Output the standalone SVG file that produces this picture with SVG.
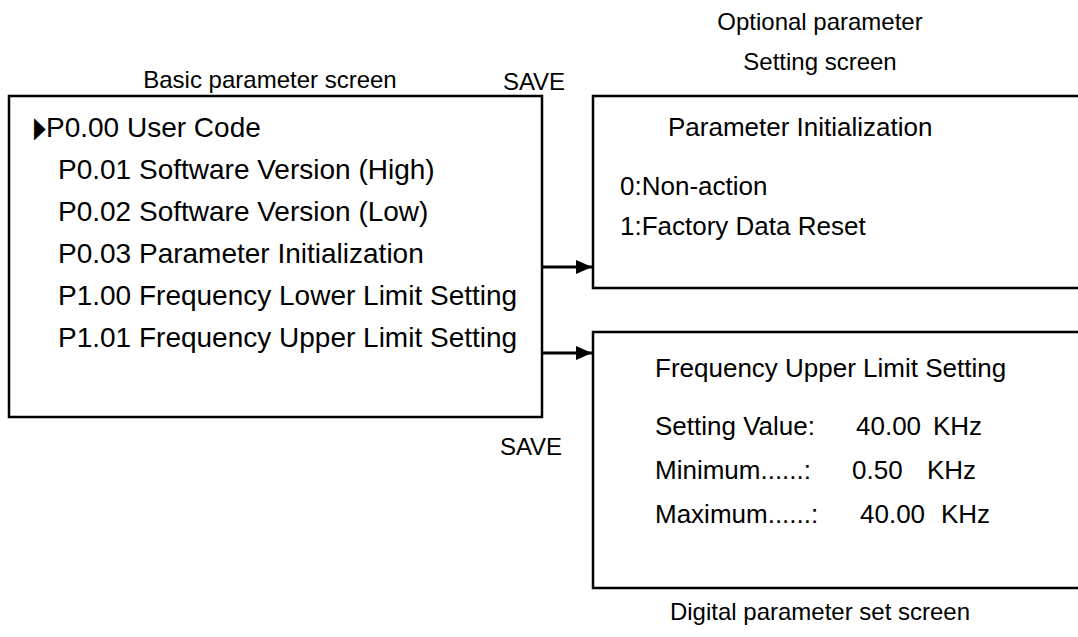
<svg xmlns="http://www.w3.org/2000/svg" width="1078" height="637" viewBox="0 0 1078 637">
<style>
text{font-family:"Liberation Sans",Arial,sans-serif;fill:#000}
.t{font-size:28px}
.h{font-size:24px}
.s{font-size:26px}
.box{fill:#fff;stroke:#000;stroke-width:2.5}
.conn{stroke:#000;stroke-width:3;fill:none}
</style>
<defs>
<marker id="arr" markerWidth="16" markerHeight="14" refX="16" refY="7" orient="auto" markerUnits="userSpaceOnUse" viewBox="0 0 16 14">
<path d="M0,0 L16,7 L0,14 Z" fill="#000"/>
</marker>
</defs>
<rect width="1078" height="637" fill="#fff"/>
<g id="labels">
<text class="h" x="270" y="88" text-anchor="middle">Basic parameter screen</text>
<text class="h" x="820" y="30" text-anchor="middle">Optional parameter</text>
<text class="h" x="820" y="70" text-anchor="middle">Setting screen</text>
<text class="h" x="534" y="90" text-anchor="middle">SAVE</text>
<text class="h" x="531" y="455" text-anchor="middle">SAVE</text>
<text class="h" x="820" y="620" text-anchor="middle">Digital parameter set screen</text>
</g>
<g id="basic">
<rect class="box" x="9" y="96" width="533" height="321"/>
<text class="t" transform="translate(34,137) scale(0.55,1.05)">▶</text>
<text class="t" x="46" y="137">P0.00 User Code</text>
<text class="t" x="58" y="179">P0.01 Software Version (High)</text>
<text class="t" x="58" y="221">P0.02 Software Version (Low)</text>
<text class="t" x="58" y="263">P0.03 Parameter Initialization</text>
<text class="t" x="58" y="305">P1.00 Frequency Lower Limit Setting</text>
<text class="t" x="58" y="347">P1.01 Frequency Upper Limit Setting</text>
</g>
<g id="optional">
<rect class="box" x="593" y="96" width="500" height="192"/>
<text class="s" x="668" y="136">Parameter Initialization</text>
<text class="s" x="620" y="195">0:Non-action</text>
<text class="s" x="620" y="235">1:Factory Data Reset</text>
</g>
<g id="digital">
<rect class="box" x="593" y="332" width="500" height="256"/>
<text class="s" x="655" y="377">Frequency Upper Limit Setting</text>
<text class="s" x="655" y="435">Setting Value:</text><text class="s" x="856" y="435">40.00</text><text class="s" x="933" y="435">KHz</text>
<text class="s" x="655" y="479">Minimum......:</text><text class="s" x="852" y="479">0.50</text><text class="s" x="927" y="479">KHz</text>
<text class="s" x="655" y="523">Maximum......:</text><text class="s" x="860" y="523">40.00</text><text class="s" x="941" y="523">KHz</text>
</g>
<g id="connectors">
<line class="conn" x1="542" y1="267" x2="592" y2="267" marker-end="url(#arr)"/>
<line class="conn" x1="542" y1="353" x2="592" y2="353" marker-end="url(#arr)"/>
</g>
</svg>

---

■ **EXERCISE**:
Retype everything in the material word for word, minus pictures.

■ **THE COMPLETED TASK**:
Output the standalone SVG file that produces this picture with SVG.
<svg xmlns="http://www.w3.org/2000/svg" width="1078" height="637" viewBox="0 0 1078 637">
<style>
text{font-family:"Liberation Sans",Arial,sans-serif;fill:#000}
.t{font-size:28px}
.h{font-size:24px}
.s{font-size:26px}
.box{fill:#fff;stroke:#000;stroke-width:2.5}
.conn{stroke:#000;stroke-width:3;fill:none}
</style>
<defs>
<marker id="arr" markerWidth="16" markerHeight="14" refX="16" refY="7" orient="auto" markerUnits="userSpaceOnUse" viewBox="0 0 16 14">
<path d="M0,0 L16,7 L0,14 Z" fill="#000"/>
</marker>
</defs>
<rect width="1078" height="637" fill="#fff"/>
<g id="labels">
<text class="h" x="270" y="88" text-anchor="middle">Basic parameter screen</text>
<text class="h" x="820" y="30" text-anchor="middle">Optional parameter</text>
<text class="h" x="820" y="70" text-anchor="middle">Setting screen</text>
<text class="h" x="534" y="90" text-anchor="middle">SAVE</text>
<text class="h" x="531" y="455" text-anchor="middle">SAVE</text>
<text class="h" x="820" y="620" text-anchor="middle">Digital parameter set screen</text>
</g>
<g id="basic">
<rect class="box" x="9" y="96" width="533" height="321"/>
<text class="t" transform="translate(34,137) scale(0.55,1.05)">▶</text>
<text class="t" x="46" y="137">P0.00 User Code</text>
<text class="t" x="58" y="179">P0.01 Software Version (High)</text>
<text class="t" x="58" y="221">P0.02 Software Version (Low)</text>
<text class="t" x="58" y="263">P0.03 Parameter Initialization</text>
<text class="t" x="58" y="305">P1.00 Frequency Lower Limit Setting</text>
<text class="t" x="58" y="347">P1.01 Frequency Upper Limit Setting</text>
</g>
<g id="optional">
<rect class="box" x="593" y="96" width="500" height="192"/>
<text class="s" x="668" y="136">Parameter Initialization</text>
<text class="s" x="620" y="195">0:Non-action</text>
<text class="s" x="620" y="235">1:Factory Data Reset</text>
</g>
<g id="digital">
<rect class="box" x="593" y="332" width="500" height="256"/>
<text class="s" x="655" y="377">Frequency Upper Limit Setting</text>
<text class="s" x="655" y="435">Setting Value:</text><text class="s" x="856" y="435">40.00</text><text class="s" x="933" y="435">KHz</text>
<text class="s" x="655" y="479">Minimum......:</text><text class="s" x="852" y="479">0.50</text><text class="s" x="927" y="479">KHz</text>
<text class="s" x="655" y="523">Maximum......:</text><text class="s" x="860" y="523">40.00</text><text class="s" x="941" y="523">KHz</text>
</g>
<g id="connectors">
<line class="conn" x1="542" y1="267" x2="592" y2="267" marker-end="url(#arr)"/>
<line class="conn" x1="542" y1="353" x2="592" y2="353" marker-end="url(#arr)"/>
</g>
</svg>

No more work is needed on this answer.